The Moon White carbon fibre chassis won't appeal to everyone, but it's certainly distinctive. It's tough, too: Lenovo says the Yoga Slim 7i Carbon is "rigorously subjected to 9 military-grade tests", namely: altitude, high temperature, low temperature, temperature shock, humidity, sand and dust, vibration, shock and freeze-thaw. This laptop would certainly survive physically in a backpack without a protective sleeve, although you might want to use one in order to keep the chassis scratch-free.
The 13.3-inch screen makes for a small footprint of just 296.9mm wide by 208.55mm deep by 13.9-14.9mm. Lenovo says the weight starts at 966g (it weighed in on my kitchen scales at 978g), and it's a mystery why Lenovo has not made more of this: sub-1kg laptops remain a rarity.
The non-touch screen sits in what Lenovo calls 'micro-borders' (what's next -- 'nano-borders'?). The 3mm depth that Lenovo quotes only applies to the short edges; the upper long edge border is a little deeper -- I measured it at 4.5mm on the outer edges rising to 7mm in the centre to allow space both for the IR webcam and for an overhang that comes in handy when lifting the lid. The bottom bezel is deeper still at around 9mm. Still, the screen does sit neatly in its surround, and Lenovo quotes a 91% screen-to-body ratio (although we calculate it to be 82.9%).
The 16:10 aspect ratio is welcome, and the display's QHD (2,560 x 1,600, 227ppi) resolution means content looks crisp and clear. Outdoor working might be a problem though, as the maximum screen brightness is 300 nits. Unusually, the screen, which supports 100% of the sRGB gamut and 72% of NTSC, is matte rather than reflective.

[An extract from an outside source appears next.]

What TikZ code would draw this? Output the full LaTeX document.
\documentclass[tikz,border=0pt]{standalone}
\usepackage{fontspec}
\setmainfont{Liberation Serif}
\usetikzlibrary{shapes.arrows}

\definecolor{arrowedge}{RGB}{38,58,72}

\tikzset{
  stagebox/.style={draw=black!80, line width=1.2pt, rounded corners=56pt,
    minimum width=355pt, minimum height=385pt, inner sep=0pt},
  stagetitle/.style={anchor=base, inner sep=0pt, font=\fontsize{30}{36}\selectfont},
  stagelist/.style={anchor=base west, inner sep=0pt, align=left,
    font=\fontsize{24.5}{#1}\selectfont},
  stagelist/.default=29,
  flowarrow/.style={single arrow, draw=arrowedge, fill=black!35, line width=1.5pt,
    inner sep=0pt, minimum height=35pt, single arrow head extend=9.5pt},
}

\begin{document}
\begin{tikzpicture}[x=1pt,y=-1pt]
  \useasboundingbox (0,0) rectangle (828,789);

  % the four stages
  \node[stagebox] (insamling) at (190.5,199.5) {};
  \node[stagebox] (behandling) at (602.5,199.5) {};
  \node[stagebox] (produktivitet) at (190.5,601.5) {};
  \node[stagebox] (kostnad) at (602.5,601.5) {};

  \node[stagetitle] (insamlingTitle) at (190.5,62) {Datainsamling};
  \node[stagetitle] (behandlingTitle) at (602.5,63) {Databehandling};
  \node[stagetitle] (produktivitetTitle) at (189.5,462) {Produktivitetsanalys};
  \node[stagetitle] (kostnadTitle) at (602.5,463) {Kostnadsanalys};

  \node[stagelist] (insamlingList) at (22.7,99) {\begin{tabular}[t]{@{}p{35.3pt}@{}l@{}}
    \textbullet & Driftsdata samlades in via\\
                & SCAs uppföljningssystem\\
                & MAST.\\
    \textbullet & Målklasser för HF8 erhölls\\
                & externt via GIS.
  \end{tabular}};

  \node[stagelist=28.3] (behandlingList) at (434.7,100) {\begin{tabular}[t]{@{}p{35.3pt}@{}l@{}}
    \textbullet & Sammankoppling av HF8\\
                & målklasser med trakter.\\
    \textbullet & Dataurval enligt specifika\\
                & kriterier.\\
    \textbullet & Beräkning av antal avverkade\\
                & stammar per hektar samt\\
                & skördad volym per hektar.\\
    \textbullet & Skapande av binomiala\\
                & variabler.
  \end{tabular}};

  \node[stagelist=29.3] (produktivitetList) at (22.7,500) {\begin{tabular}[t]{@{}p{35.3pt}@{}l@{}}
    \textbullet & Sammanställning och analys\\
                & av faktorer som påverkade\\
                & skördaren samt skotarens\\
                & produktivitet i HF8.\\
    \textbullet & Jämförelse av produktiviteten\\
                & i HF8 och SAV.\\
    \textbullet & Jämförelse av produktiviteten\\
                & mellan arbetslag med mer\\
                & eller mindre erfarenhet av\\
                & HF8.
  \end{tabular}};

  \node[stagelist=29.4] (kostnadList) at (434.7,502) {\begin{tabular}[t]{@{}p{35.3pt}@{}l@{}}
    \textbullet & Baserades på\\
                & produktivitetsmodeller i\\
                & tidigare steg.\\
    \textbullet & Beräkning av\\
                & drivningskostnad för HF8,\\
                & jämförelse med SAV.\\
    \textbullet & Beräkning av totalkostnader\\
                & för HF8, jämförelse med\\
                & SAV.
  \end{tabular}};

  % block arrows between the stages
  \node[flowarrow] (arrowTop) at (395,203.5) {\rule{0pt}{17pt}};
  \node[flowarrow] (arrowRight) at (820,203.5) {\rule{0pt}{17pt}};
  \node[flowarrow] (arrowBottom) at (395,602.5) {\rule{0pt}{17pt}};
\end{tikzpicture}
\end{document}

The Harmon Kardon stereo speakers are on the average side: they can pump out a high volume, but distortion is audible in the upper reaches.
The keyboard is a comfortable typing platform, although the keys aren't particularly bouncy. The touchpad is responsive and a decent size.

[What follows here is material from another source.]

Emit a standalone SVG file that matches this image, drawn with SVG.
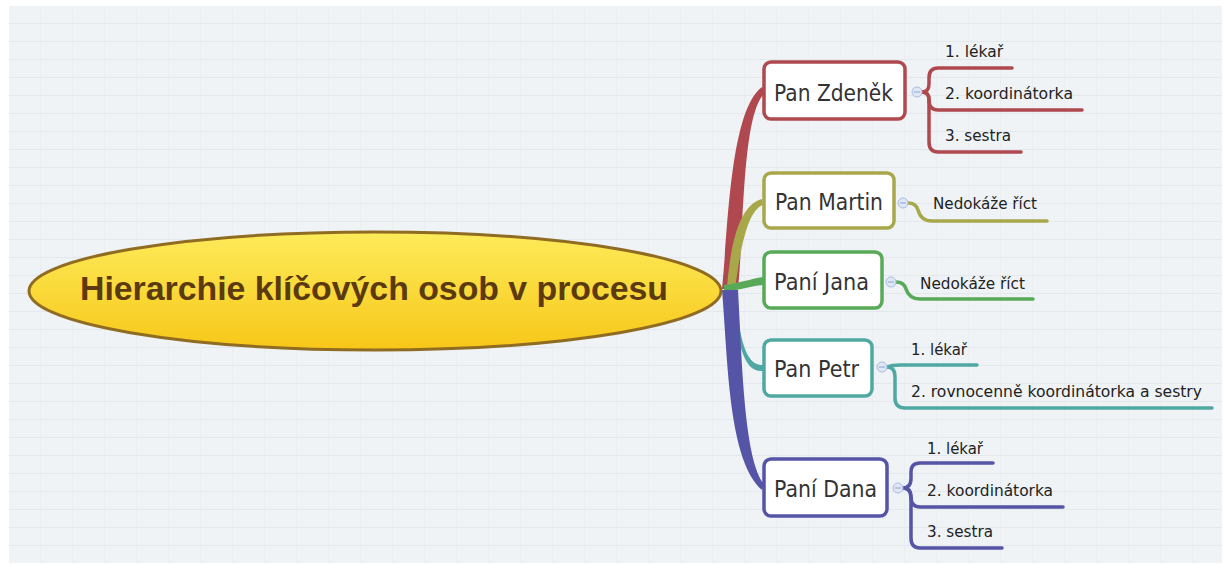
<svg xmlns="http://www.w3.org/2000/svg" width="1223" height="565" viewBox="0 0 1223 565">
<defs>
<pattern id="grid" x="9" y="6" width="32" height="18" patternUnits="userSpaceOnUse">
<rect width="32" height="18" fill="#eff3f6"/>
<line x1="0" y1="17.5" x2="32" y2="17.5" stroke="#e3e8ec" stroke-width="1"/>
<line x1="31.5" y1="0" x2="31.5" y2="18" stroke="#eaeef1" stroke-width="1"/>
</pattern>
<linearGradient id="yel" x1="0" y1="0" x2="0" y2="1">
<stop offset="0" stop-color="#fdeb5a"/>
<stop offset="1" stop-color="#f7c718"/>
</linearGradient>
<style>
.box{fill:#fff;stroke-width:3.5}
.lbl{font-family:"DejaVu Sans","Liberation Sans",sans-serif;font-size:23px;fill:#333}
.sub{font-family:"DejaVu Sans","Liberation Sans",sans-serif;font-size:16px;fill:#222}
.ln{fill:none;stroke-width:3.5;stroke-linecap:round}
.tog{fill:#dfe7f6;stroke:#a9bcdf;stroke-width:1}
.togm{stroke:#8fa3c9;stroke-width:1}
</style>
</defs>
<rect x="0" y="0" width="1223" height="565" fill="#ffffff"/>
<rect x="9" y="6" width="1213" height="557" fill="url(#grid)"/>

<g id="connectors">
<path d="M722,289 C728,230 730,110 762,87 L765,93 C742,112 744,230 738,289 Z" fill="#b0494f"/>
<path d="M727,287 C731,240 740,205 762,199 L763,205 C748,210 741,245 735,289 Z" fill="#a8a84b"/>
<path d="M724,285 C740,283 750,279 763,277 L763,285 C750,286 740,290 724,292 Z" fill="#58aa58"/>
<path d="M738,318 C742,345 748,366 763,365 L763,371 C746,373 740,350 734,318 Z" fill="#4fa9a2"/>
<path d="M722,290 C728,360 728,460 762,490 L764,484 C744,460 742,360 738,290 Z" fill="#5654a6"/>

<path class="ln" stroke="#b0494f" d="M922,92 Q929,92 929,84 L929,78 Q929,68 938,68 H1012"/>
<path class="ln" stroke="#b0494f" d="M922,92 Q929,92 929,100 Q929,110 938,110 H1082"/>
<path class="ln" stroke="#b0494f" d="M922,92 Q929,92 929,100 L929,142 Q929,152 938,152 H1021"/>
<path class="ln" stroke="#a8a84b" d="M908,203 Q916,203 918,210 Q921,221 932,221 H1047"/>
<path class="ln" stroke="#58aa58" d="M896,282 Q904,282 906,289 Q909,299 920,299 H1033"/>
<path class="ln" stroke="#4fa9a2" d="M887,367 Q892,365 900,365 H977"/>
<path class="ln" stroke="#4fa9a2" d="M887,367 Q895,367 895,377 L895,398 Q895,408 905,408 H1212"/>
<path class="ln" stroke="#5654a6" d="M903,488 Q911,488 911,478 L911,472 Q911,463 920,463 H993"/>
<path class="ln" stroke="#5654a6" d="M903,488 Q911,488 911,497 Q911,507 920,507 H1063"/>
<path class="ln" stroke="#5654a6" d="M903,488 Q911,488 911,498 L911,538 Q911,548 920,548 H1002"/>
</g>

<g id="root">
<ellipse cx="375" cy="291" rx="346" ry="59" fill="url(#yel)" stroke="#8f6c22" stroke-width="3"/>
<text x="374" y="300" text-anchor="middle" font-family="Liberation Sans, Arial, sans-serif" font-weight="bold" font-size="34" fill="#5a3a0e" textLength="588" lengthAdjust="spacingAndGlyphs">Hierarchie klíčových osob v procesu</text>
</g>

<g id="n-zdenek">
<rect class="box" x="764" y="62" width="141" height="57" rx="7" stroke="#b0494f"/>
<text class="lbl" x="774" y="101" textLength="119" lengthAdjust="spacingAndGlyphs">Pan Zdeněk</text>
<circle class="tog" cx="917" cy="92" r="5"/><line class="togm" x1="914" y1="92" x2="920" y2="92"/>
</g>
<g id="n-zdenek-1"><text class="sub" x="945" y="57" textLength="58" lengthAdjust="spacingAndGlyphs">1. lékař</text></g>
<g id="n-zdenek-2"><text class="sub" x="945" y="99" textLength="128" lengthAdjust="spacingAndGlyphs">2. koordinátorka</text></g>
<g id="n-zdenek-3"><text class="sub" x="945" y="141" textLength="66" lengthAdjust="spacingAndGlyphs">3. sestra</text></g>

<g id="n-martin">
<rect class="box" x="764" y="173" width="130" height="55" rx="7" stroke="#a8a84b"/>
<text class="lbl" x="775" y="210" textLength="108" lengthAdjust="spacingAndGlyphs">Pan Martin</text>
<circle class="tog" cx="903" cy="203" r="5"/><line class="togm" x1="900" y1="203" x2="906" y2="203"/>
</g>
<g id="n-martin-1"><text class="sub" x="933" y="209" textLength="104" lengthAdjust="spacingAndGlyphs">Nedokáže říct</text></g>

<g id="n-jana">
<rect class="box" x="764" y="252" width="118" height="56" rx="7" stroke="#58aa58"/>
<text class="lbl" x="774" y="290" textLength="95" lengthAdjust="spacingAndGlyphs">Paní Jana</text>
<circle class="tog" cx="891" cy="282" r="5"/><line class="togm" x1="888" y1="282" x2="894" y2="282"/>
</g>
<g id="n-jana-1"><text class="sub" x="920" y="289" textLength="105" lengthAdjust="spacingAndGlyphs">Nedokáže říct</text></g>

<g id="n-petr">
<rect class="box" x="764" y="340" width="108" height="56" rx="7" stroke="#4fa9a2"/>
<text class="lbl" x="774" y="377" textLength="85" lengthAdjust="spacingAndGlyphs">Pan Petr</text>
<circle class="tog" cx="882" cy="367" r="5"/><line class="togm" x1="879" y1="367" x2="885" y2="367"/>
</g>
<g id="n-petr-1"><text class="sub" x="911" y="355" textLength="56" lengthAdjust="spacingAndGlyphs">1. lékař</text></g>
<g id="n-petr-2"><text class="sub" x="911" y="397" textLength="291" lengthAdjust="spacingAndGlyphs">2. rovnocenně koordinátorka a sestry</text></g>

<g id="n-dana">
<rect class="box" x="764" y="459" width="123" height="57" rx="7" stroke="#5654a6"/>
<text class="lbl" x="774" y="497" textLength="103" lengthAdjust="spacingAndGlyphs">Paní Dana</text>
<circle class="tog" cx="898" cy="488" r="5"/><line class="togm" x1="895" y1="488" x2="901" y2="488"/>
</g>
<g id="n-dana-1"><text class="sub" x="927" y="454" textLength="56" lengthAdjust="spacingAndGlyphs">1. lékař</text></g>
<g id="n-dana-2"><text class="sub" x="927" y="496" textLength="126" lengthAdjust="spacingAndGlyphs">2. koordinátorka</text></g>
<g id="n-dana-3"><text class="sub" x="927" y="537" textLength="66" lengthAdjust="spacingAndGlyphs">3. sestra</text></g>
</svg>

There are two USB-C Thunderbolt 4 ports, a further USB-C port that can be used for charging, plus a 3.5mm combo audio in/out jack. HDMI and USB-A connections would also have been helpful, as would a MicroSD card reader. The IR camera, which lacks a privacy cover, supports Windows Hello face authentication, but there's no fingerprint sensor.
Battery life left me somewhat nonplussed with the battery falling to 54% from a full charge after three hours of mainstream productivity use. That extrapolates to around 6.5 hours in total, which falls way short of Lenovo's claim of 13-15 hours.
Fortunately, fast charging with the 65W adapter is supported. This delivered a boost from 32% to 71% during a 45-minute charge. Still, for all its portability, this probably isn't the laptop to pick if you need all-day usage away from a mains power source.
Although it lacks a fingerprint sensor and offers mediocre battery life in its Core i7/16GB configuration, Lenovo's Yoga Slim 7i Carbon is a serviceable, lightweight and distinctive-looking 13-inch laptop.